At a meeting this morning, county supervisors voted unanimously to curtail Maricopa County Sheriff Joe Arpaio's access to county credit cards -- putting a $200 per-purchase limit on cards issued to the Sheriff's Office after the sheriff refused to cooperate with a routine audit.
But, at the meeting, County Manager David Smith quietly dropped a bombshell about an unrelated matter. He revealed that a Department of Labor investigation into practices at Arpaio's jails has concluded -- and that Arpaio's poor management has now put county taxpayers on the hook for another $2 million.
Since August, 2009, the Department of Labor had been investigating whether Arpaio was illegally, and systematically, refusing to compensate detention officers for overtime.
It appears that was in fact the case: Thanks to Labor's intervention, the county will be forced to make good with a total of 1,900 detention officers. They'll receive back pay for the work in their next paycheck, Smith said.
"That's a $2 million expense not in the budget that we have to cover before the end of the fiscal year," Smith told supervisors.
And it's hard to argue it's not directly related to Arpaio's bad management. County administrators say the Sheriff's Office became aware of the problem in February, 2009. But they did nothing to address the problem until July -- when the county's in-house legal counsel learned of the issue and began to push for action. At that point, then-chairman of the Board of Supervisors, Max Wilson, asked for the Labor Department to investigate, and intervene if necessary.

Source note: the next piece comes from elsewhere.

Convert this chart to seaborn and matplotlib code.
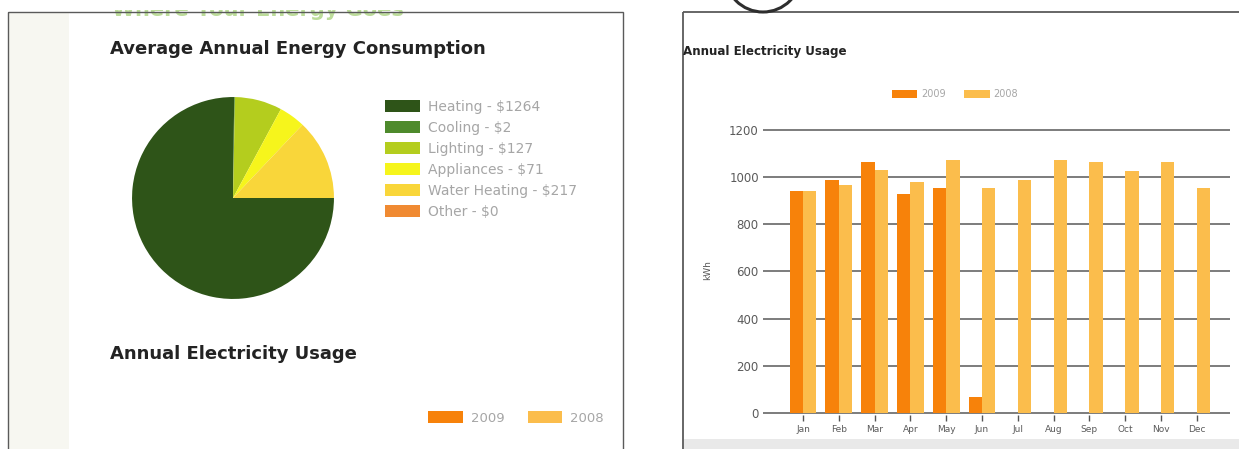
import numpy as np
import pandas as pd
import matplotlib
matplotlib.use("Agg")
import matplotlib.pyplot as plt
import seaborn as sns
from matplotlib.patches import Rectangle, Arc, Patch
from matplotlib.transforms import Affine2D

# ---- data -------------------------------------------------------------
end_uses = ["Heating", "Cooling", "Lighting", "Appliances", "Water Heating", "Other"]
end_use_cost = [1264, 2, 127, 71, 217, 0]
end_use_colors = ["#2e5418", "#4e8a2c", "#b4cd1e", "#f6f51c", "#f9d63a", "#f08a32"]

months = ["Jan", "Feb", "Mar", "Apr", "May", "Jun",
          "Jul", "Aug", "Sep", "Oct", "Nov", "Dec"]
kwh_2009 = [941, 987, 1061, 926, 951, 68,
            np.nan, np.nan, np.nan, np.nan, np.nan, np.nan]
kwh_2008 = [940, 967, 1029, 977, 1073, 951,
            987, 1073, 1061, 1026, 1061, 951]
years = ["2009", "2008"]
year_colors = ["#f7820a", "#fbbd4c"]
y_ticks = [0, 200, 400, 600, 800, 1000, 1200]

# ---- figure in pixel units (origin top-left) --------------------------
W, H = 1239, 449
sns.set_theme(style="white")
plt.rcParams["font.family"] = ["DejaVu Sans"]
fig = plt.figure(figsize=(W / 100, H / 100), dpi=100)
fig.patch.set_facecolor("white")
pix = Affine2D().scale(1 / W, -1 / H).translate(0, 1) + fig.transFigure


def ax_rect(x0, y0, x1, y1):
    return [x0 / W, 1 - y1 / H, (x1 - x0) / W, (y1 - y0) / H]


def add(patch):
    patch.set_transform(pix)
    fig.add_artist(patch)
    return patch


# page decoration: side strip, frames, footer band, icon edge
add(Rectangle((9, 13), 60, 440, facecolor="#f7f7f1", edgecolor="none", zorder=0))
fig.text(112, 16, "Where Your Energy Goes", transform=pix, fontsize=15,
         fontweight="bold", color="#bcdc9a", va="baseline", zorder=1)
add(Rectangle((0, 0), 640, 10, facecolor="white", edgecolor="none", zorder=2))
add(Rectangle((8, 12), 615, 450, facecolor="none", edgecolor="#5a5a5a",
              linewidth=1.0, zorder=3))
add(Rectangle((683, 12), 600, 450, facecolor="none", edgecolor="#5a5a5a",
              linewidth=1.3, zorder=3))
add(Rectangle((684, 439), 560, 12, facecolor="#e9e9e9", edgecolor="none", zorder=2))
add(Arc((763, -26), 76, 76, theta1=0, theta2=180, color="#2e2e2e",
        linewidth=2.2, zorder=3))

# ---- pie: average annual energy consumption --------------------------
fig.text(110, 49, "Average Annual Energy Consumption", transform=pix,
         fontsize=13, fontweight="bold", color="#232323", va="center")

ax_pie = fig.add_axes(ax_rect(128, 93, 338, 303))
wedges, _ = ax_pie.pie(end_use_cost, colors=end_use_colors, startangle=0,
                       counterclock=False, radius=1.0,
                       wedgeprops=dict(linewidth=0))
ax_pie.set_xlim(-1.04, 1.04)
ax_pie.set_ylim(-1.04, 1.04)
ax_pie.set_aspect("equal")
ax_pie.axis("off")

pie_labels = [f"{n} - \\${v}" for n, v in zip(end_uses, end_use_cost)]
leg_handles = [Patch(facecolor=c, edgecolor="none") for c in end_use_colors]
fig.legend(leg_handles, pie_labels, loc="upper left",
           bbox_to_anchor=(385 / W, 1 - 100 / H), frameon=False,
           fontsize=10, labelcolor="#a6a6a6", handlelength=2.55,
           handleheight=0.9, handletextpad=0.55, labelspacing=0.5,
           borderpad=0, borderaxespad=0)

# second chart heading and its legend on the left page
fig.text(110, 354, "Annual Electricity Usage", transform=pix,
         fontsize=13, fontweight="bold", color="#232323", va="center")
year_handles = [Patch(facecolor=c, edgecolor="none") for c in year_colors]
fig.legend(year_handles, years, loc="center", ncol=2,
           bbox_to_anchor=(516 / W, 1 - 418 / H), frameon=False,
           fontsize=9.5, labelcolor="#a6a6a6", handlelength=2.6,
           handleheight=0.95, handletextpad=0.6, columnspacing=1.8,
           borderpad=0)

# ---- bar chart: annual electricity usage -----------------------------
fig.text(683, 51, "Annual Electricity Usage", transform=pix,
         fontsize=8.6, fontweight="bold", color="#232323", va="center")

df = pd.DataFrame({
    "month": months * 2,
    "year": [years[0]] * 12 + [years[1]] * 12,
    "kwh": kwh_2009 + kwh_2008,
})

ax = fig.add_axes(ax_rect(763, 126.1, 1230, 414.9))
sns.barplot(data=df, x="month", y="kwh", hue="year", hue_order=years,
            order=months, palette=year_colors, width=0.75, saturation=1,
            errorbar=None, linewidth=0, legend=False, ax=ax, zorder=3)
ax.set_xlim(-1.117, 11.93)
ax.set_ylim(-8, 1215)
ax.set_yticks(y_ticks)
ax.yaxis.grid(True, color="#7c7c7c", linewidth=1.4, zorder=0)
ax.set_axisbelow(True)
for s in ax.spines.values():
    s.set_visible(False)
ax.tick_params(axis="y", length=0, pad=3, labelsize=8.5, labelcolor="#5a5a5a")
ax.tick_params(axis="x", length=4, width=1, color="#555555", pad=3,
               labelsize=6.5, labelcolor="#5a5a5a", bottom=True)
ax.set_xlabel("")
ax.set_ylabel("kWh", fontsize=6.5, color="#555555", labelpad=12)
ax.set_facecolor("none")

fig.legend(year_handles, years, loc="center", ncol=2,
           bbox_to_anchor=(955 / W, 1 - 94 / H), frameon=False,
           fontsize=7, labelcolor="#a6a6a6", handlelength=2.6,
           handleheight=0.9, handletextpad=0.4, columnspacing=1.9,
           borderpad=0)

fig.savefig("out.png", dpi=100, facecolor="white")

Smith's revelation that the investigation has now concluded was just one more piece of evidence regarding poor management and uncontrolled spending at the Sheriff's Office. The supervisors' private counsel, Tom Irvine, suggested earlier this week that Arpaio may have misspent as much as $50 million.
Adding insult to injury, the sheriff has refused to cooperate with a county-wide audit into use of county credit cards, known internally as P-cards. The supervisors are now concerned that his refusal to turn over records of credit card purchase may conceal serious misspending.
And so, at Irvine's advice, the board voted today to limit all MCSO purchases on the card to $200 or less.
If the sheriff wants to spend more than that on any single transaction, he will be required to get permission from County Manager Smith.
Smith said the crackdown on the credit cards is directly related to the sheriff's refusal to cooperate with the audit.
"This could be washed away in a single afternoon by [the sheriff] simply releasing the info," Smith told the supervisors.
He noted that county administrators simply have no way of knowing whether the cards are being abused.
"Where is the smoking gun?" he asked. "The smoking gun is the refusal of access to the data. What's management left to do? Throw up our hands and say 'Oh well? We're sure we'll luck out and all 3,000 employees of the Sheriff's Office are honest 100 percent of the time'?
"I don't want to live that way," he added, "and I'm sure none of you do either."
The sheriff had hired its go-to law firm, Ogletree Deakins, to attempt to block this morning's meeting. But a Pima County Superior Court Judge denied the request, clearing the way for the supervisors' unanimous vote.
The Sheriff's Office is the largest county department, in terms of both budget and personnel, noted Supervisor Andy Kunasek.
"To have the big question mark about what's going on with spending over there is not acceptable," Kunasek said.